GIVEN DATA:
★ ★ ★ ★ ★

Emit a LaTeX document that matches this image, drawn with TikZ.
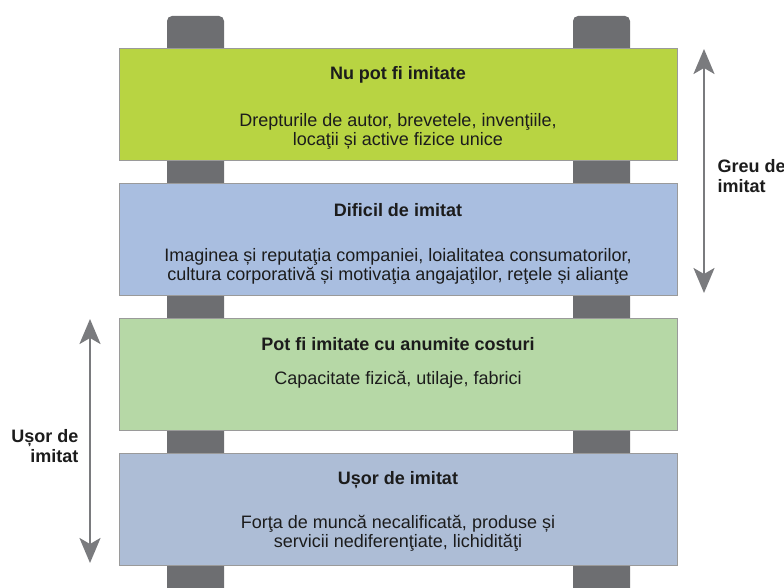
\documentclass[tikz,border=0pt]{standalone}
\usepackage{fontspec}
\setmainfont{Liberation Sans}
\usepackage{tikz}
\usetikzlibrary{positioning}
\usetikzlibrary{shapes,arrows.meta}
\definecolor{postgray}{HTML}{6D6E71}
\definecolor{arrowgray}{HTML}{7A7B7E}
\definecolor{boxline}{HTML}{9A9A9A}
\definecolor{limebox}{HTML}{B8D442}
\definecolor{bluebox}{HTML}{A9BEE0}
\definecolor{greenbox}{HTML}{B6D8A6}
\definecolor{slatebox}{HTML}{ADBDD6}
\definecolor{inkdark}{HTML}{1C1C1C}
\newcommand{\txtsize}{\fontsize{18}{19}\selectfont}

\begin{document}
\begin{tikzpicture}[x=1pt,y=-1pt]
\tikzstyle{post}=[fill=postgray, rounded corners=5pt]
\tikzstyle{block}=[rectangle, minimum width=558pt, minimum height=112pt, draw=boxline, line width=0.9pt]
\tikzstyle{head}=[font=\txtsize\bfseries, text=inkdark]
\tikzstyle{body}=[font=\txtsize, text=inkdark, align=center]
\tikzstyle{side}=[font=\fontsize{18}{20}\selectfont\bfseries, text=inkdark]
\tikzstyle{spanarrow}=[{Stealth[length=25pt,width=21pt,inset=6pt]}-{Stealth[length=25pt,width=21pt,inset=6pt]}, line width=2.5pt, draw=arrowgray, fill=arrowgray]
\useasboundingbox (0,0) rectangle (784,588);
	% the two posts
	\fill[post] (167,16) rectangle (224,600);
	\fill[post] (573,16) rectangle (630,600);

	% the four boards
	\node[block, fill=limebox] (b1) at (398,104) {};
	\node[block, fill=bluebox] (b2) at (398,239) {};
	\node[block, fill=greenbox] (b3) at (398,374.5) {};
	\node[block, fill=slatebox] (b4) at (398,509) {};

	\node[head] (h1) at (398,75) {Nu pot fi imitate};
	\node[body] (d1) at (398,131) {Drepturile de autor, brevetele, invenţiile,\\locaţii și active fizice unice};
	\node[head] (h2) at (398,210) {Dificil de imitat};
	\node[body] (d2) at (398,266) {Imaginea și reputaţia companiei, loialitatea consumatorilor,\\cultura corporativă și motivaţia angajaţilor, reţele și alianţe};
	\node[head] (h3) at (398,344) {Pot fi imitate cu anumite costuri};
	\node[body] (d3) at (398,380) {Capacitate fizică, utilaje, fabrici};
	\node[head] (h4) at (398,480) {Ușor de imitat};
	\node[body] (d4) at (398,533.5) {Forţa de muncă necalificată, produse și\\servicii nediferenţiate, lichidităţi};

	% the two ranges
	\coordinate (gtop) at (704,49);
	\coordinate (gbot) at (704,293);
	\coordinate (utop) at (90,319);
	\coordinate (ubot) at (90,563);
	\draw[spanarrow] (gtop) -- (gbot);
	\draw[spanarrow] (utop) -- (ubot);
	\node[side, anchor=west, align=left] (greu) at (714,176) {Greu de\\imitat};
	\node[side, anchor=east, align=right] (usor) at (82,446.5) {Ușor de\\imitat};
\end{tikzpicture}
\end{document}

★ ★ ★ ★ ★

REQUIRED TASK:
Copy the data character for character, but drop all pictures from the copy.

ANSWER BELOW:
Emit a LaTeX document that matches this image, drawn with TikZ.
\documentclass[tikz,border=0pt]{standalone}
\usepackage{fontspec}
\setmainfont{Liberation Sans}
\usepackage{tikz}
\usetikzlibrary{positioning}
\usetikzlibrary{shapes,arrows.meta}
\definecolor{postgray}{HTML}{6D6E71}
\definecolor{arrowgray}{HTML}{7A7B7E}
\definecolor{boxline}{HTML}{9A9A9A}
\definecolor{limebox}{HTML}{B8D442}
\definecolor{bluebox}{HTML}{A9BEE0}
\definecolor{greenbox}{HTML}{B6D8A6}
\definecolor{slatebox}{HTML}{ADBDD6}
\definecolor{inkdark}{HTML}{1C1C1C}
\newcommand{\txtsize}{\fontsize{18}{19}\selectfont}

\begin{document}
\begin{tikzpicture}[x=1pt,y=-1pt]
\tikzstyle{post}=[fill=postgray, rounded corners=5pt]
\tikzstyle{block}=[rectangle, minimum width=558pt, minimum height=112pt, draw=boxline, line width=0.9pt]
\tikzstyle{head}=[font=\txtsize\bfseries, text=inkdark]
\tikzstyle{body}=[font=\txtsize, text=inkdark, align=center]
\tikzstyle{side}=[font=\fontsize{18}{20}\selectfont\bfseries, text=inkdark]
\tikzstyle{spanarrow}=[{Stealth[length=25pt,width=21pt,inset=6pt]}-{Stealth[length=25pt,width=21pt,inset=6pt]}, line width=2.5pt, draw=arrowgray, fill=arrowgray]
\useasboundingbox (0,0) rectangle (784,588);
	% the two posts
	\fill[post] (167,16) rectangle (224,600);
	\fill[post] (573,16) rectangle (630,600);

	% the four boards
	\node[block, fill=limebox] (b1) at (398,104) {};
	\node[block, fill=bluebox] (b2) at (398,239) {};
	\node[block, fill=greenbox] (b3) at (398,374.5) {};
	\node[block, fill=slatebox] (b4) at (398,509) {};

	\node[head] (h1) at (398,75) {Nu pot fi imitate};
	\node[body] (d1) at (398,131) {Drepturile de autor, brevetele, invenţiile,\\locaţii și active fizice unice};
	\node[head] (h2) at (398,210) {Dificil de imitat};
	\node[body] (d2) at (398,266) {Imaginea și reputaţia companiei, loialitatea consumatorilor,\\cultura corporativă și motivaţia angajaţilor, reţele și alianţe};
	\node[head] (h3) at (398,344) {Pot fi imitate cu anumite costuri};
	\node[body] (d3) at (398,380) {Capacitate fizică, utilaje, fabrici};
	\node[head] (h4) at (398,480) {Ușor de imitat};
	\node[body] (d4) at (398,533.5) {Forţa de muncă necalificată, produse și\\servicii nediferenţiate, lichidităţi};

	% the two ranges
	\coordinate (gtop) at (704,49);
	\coordinate (gbot) at (704,293);
	\coordinate (utop) at (90,319);
	\coordinate (ubot) at (90,563);
	\draw[spanarrow] (gtop) -- (gbot);
	\draw[spanarrow] (utop) -- (ubot);
	\node[side, anchor=west, align=left] (greu) at (714,176) {Greu de\\imitat};
	\node[side, anchor=east, align=right] (usor) at (82,446.5) {Ușor de\\imitat};
\end{tikzpicture}
\end{document}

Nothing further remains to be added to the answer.